DATA IN THIS EXERCISE
────────

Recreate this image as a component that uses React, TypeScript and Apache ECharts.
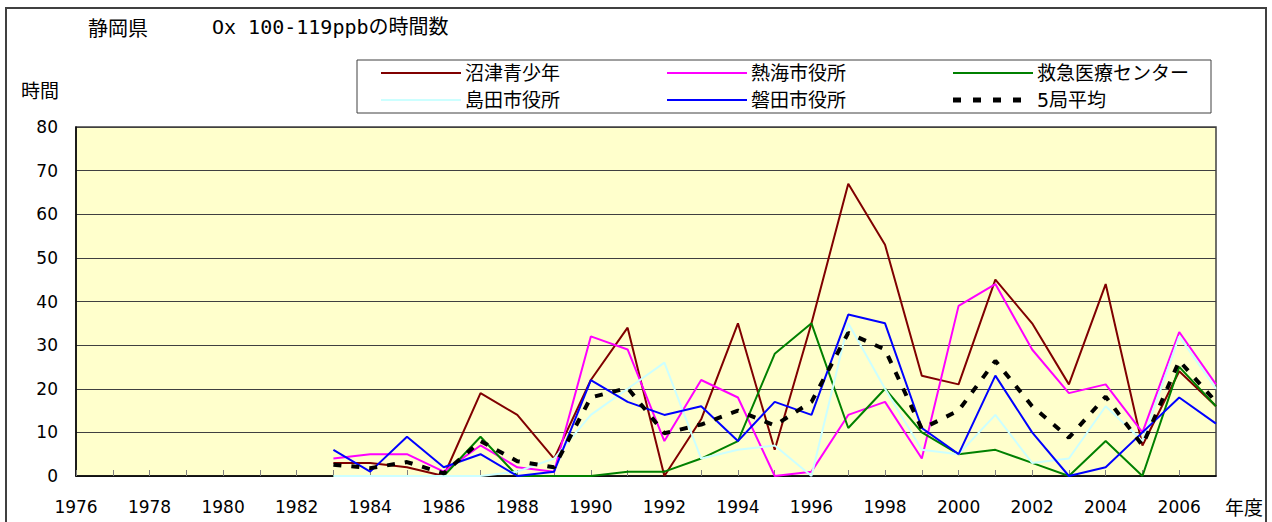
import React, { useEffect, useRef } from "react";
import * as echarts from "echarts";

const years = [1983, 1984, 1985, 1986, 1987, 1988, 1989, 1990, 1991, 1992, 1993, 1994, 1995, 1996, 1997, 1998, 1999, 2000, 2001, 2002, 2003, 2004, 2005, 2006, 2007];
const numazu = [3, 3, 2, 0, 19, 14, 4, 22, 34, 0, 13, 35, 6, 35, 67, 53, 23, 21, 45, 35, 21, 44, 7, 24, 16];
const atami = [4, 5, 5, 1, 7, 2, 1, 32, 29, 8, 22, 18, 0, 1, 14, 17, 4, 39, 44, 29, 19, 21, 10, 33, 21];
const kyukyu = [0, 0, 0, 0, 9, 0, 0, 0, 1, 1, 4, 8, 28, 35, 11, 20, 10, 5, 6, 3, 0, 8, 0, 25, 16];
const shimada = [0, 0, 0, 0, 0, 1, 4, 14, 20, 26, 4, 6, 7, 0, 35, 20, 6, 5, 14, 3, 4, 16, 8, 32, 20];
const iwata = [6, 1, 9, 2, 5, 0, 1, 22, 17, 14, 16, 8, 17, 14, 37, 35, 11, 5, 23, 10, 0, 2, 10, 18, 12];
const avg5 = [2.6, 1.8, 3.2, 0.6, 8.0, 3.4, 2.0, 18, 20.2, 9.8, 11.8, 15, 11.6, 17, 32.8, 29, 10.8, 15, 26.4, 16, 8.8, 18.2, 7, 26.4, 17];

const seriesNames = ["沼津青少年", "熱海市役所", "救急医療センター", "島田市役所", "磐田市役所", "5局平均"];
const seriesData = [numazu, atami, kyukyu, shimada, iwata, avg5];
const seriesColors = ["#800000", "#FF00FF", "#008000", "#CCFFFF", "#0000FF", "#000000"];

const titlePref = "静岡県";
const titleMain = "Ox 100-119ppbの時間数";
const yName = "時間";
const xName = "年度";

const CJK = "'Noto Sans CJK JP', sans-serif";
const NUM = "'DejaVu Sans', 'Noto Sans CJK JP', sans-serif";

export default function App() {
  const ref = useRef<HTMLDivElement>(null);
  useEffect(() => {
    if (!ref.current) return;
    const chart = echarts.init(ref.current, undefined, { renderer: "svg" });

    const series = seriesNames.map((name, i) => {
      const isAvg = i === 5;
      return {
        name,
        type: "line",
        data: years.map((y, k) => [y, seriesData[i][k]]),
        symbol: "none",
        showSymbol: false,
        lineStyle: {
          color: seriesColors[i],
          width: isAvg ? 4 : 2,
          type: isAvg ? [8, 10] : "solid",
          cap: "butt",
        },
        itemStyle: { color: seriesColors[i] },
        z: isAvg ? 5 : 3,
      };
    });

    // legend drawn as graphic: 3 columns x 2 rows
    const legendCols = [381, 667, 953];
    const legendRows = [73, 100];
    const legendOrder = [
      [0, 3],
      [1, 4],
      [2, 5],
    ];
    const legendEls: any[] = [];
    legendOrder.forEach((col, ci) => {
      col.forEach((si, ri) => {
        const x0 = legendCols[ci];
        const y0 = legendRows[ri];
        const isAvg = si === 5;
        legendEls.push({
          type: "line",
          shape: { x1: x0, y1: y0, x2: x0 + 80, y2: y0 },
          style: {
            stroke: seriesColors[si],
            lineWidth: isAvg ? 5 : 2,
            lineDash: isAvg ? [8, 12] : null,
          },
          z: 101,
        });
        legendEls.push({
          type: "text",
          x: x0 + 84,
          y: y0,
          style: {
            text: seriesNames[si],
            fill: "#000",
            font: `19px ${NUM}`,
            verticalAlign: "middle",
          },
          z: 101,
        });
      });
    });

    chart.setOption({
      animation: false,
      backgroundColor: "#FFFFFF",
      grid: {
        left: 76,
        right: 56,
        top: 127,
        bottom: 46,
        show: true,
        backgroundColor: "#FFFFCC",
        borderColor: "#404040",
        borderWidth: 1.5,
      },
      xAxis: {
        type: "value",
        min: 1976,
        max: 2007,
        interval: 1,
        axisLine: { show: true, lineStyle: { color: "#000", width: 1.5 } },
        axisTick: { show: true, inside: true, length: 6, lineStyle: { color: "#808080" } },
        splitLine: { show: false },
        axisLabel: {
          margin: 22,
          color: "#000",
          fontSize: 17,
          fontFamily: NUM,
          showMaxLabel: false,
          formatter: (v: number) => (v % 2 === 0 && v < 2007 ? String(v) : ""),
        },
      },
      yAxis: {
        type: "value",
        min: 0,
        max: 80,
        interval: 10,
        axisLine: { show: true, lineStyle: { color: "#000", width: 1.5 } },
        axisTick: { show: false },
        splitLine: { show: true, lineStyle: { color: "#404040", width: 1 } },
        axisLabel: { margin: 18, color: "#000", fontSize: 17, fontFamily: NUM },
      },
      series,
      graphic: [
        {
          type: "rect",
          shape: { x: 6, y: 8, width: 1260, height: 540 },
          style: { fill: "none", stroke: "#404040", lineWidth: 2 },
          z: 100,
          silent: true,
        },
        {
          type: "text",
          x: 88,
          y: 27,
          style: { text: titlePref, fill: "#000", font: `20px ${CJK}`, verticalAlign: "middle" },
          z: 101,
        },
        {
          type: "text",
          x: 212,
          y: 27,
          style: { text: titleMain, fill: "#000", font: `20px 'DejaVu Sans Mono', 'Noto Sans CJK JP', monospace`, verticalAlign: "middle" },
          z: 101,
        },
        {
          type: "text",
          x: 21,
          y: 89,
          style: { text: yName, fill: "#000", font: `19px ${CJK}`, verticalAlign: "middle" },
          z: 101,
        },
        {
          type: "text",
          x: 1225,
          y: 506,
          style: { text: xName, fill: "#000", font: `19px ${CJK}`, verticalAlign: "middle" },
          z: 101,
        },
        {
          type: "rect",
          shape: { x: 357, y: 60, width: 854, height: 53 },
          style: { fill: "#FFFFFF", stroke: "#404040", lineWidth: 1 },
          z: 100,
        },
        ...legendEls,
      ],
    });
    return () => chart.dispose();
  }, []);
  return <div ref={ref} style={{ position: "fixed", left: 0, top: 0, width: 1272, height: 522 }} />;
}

────────

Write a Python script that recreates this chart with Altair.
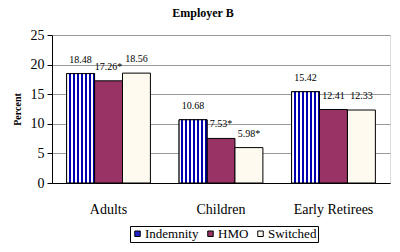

────────

EXERCISE
Beginning at the line above that contains "Recreate this image", repeat each line exactly through the one that contains "import * as", and leave out the pictures.

RESULT OF THE TASK
Recreate this image as a component that uses React, TypeScript and Apache ECharts.
import React, { useEffect, useRef } from "react";
import * as echarts from "echarts";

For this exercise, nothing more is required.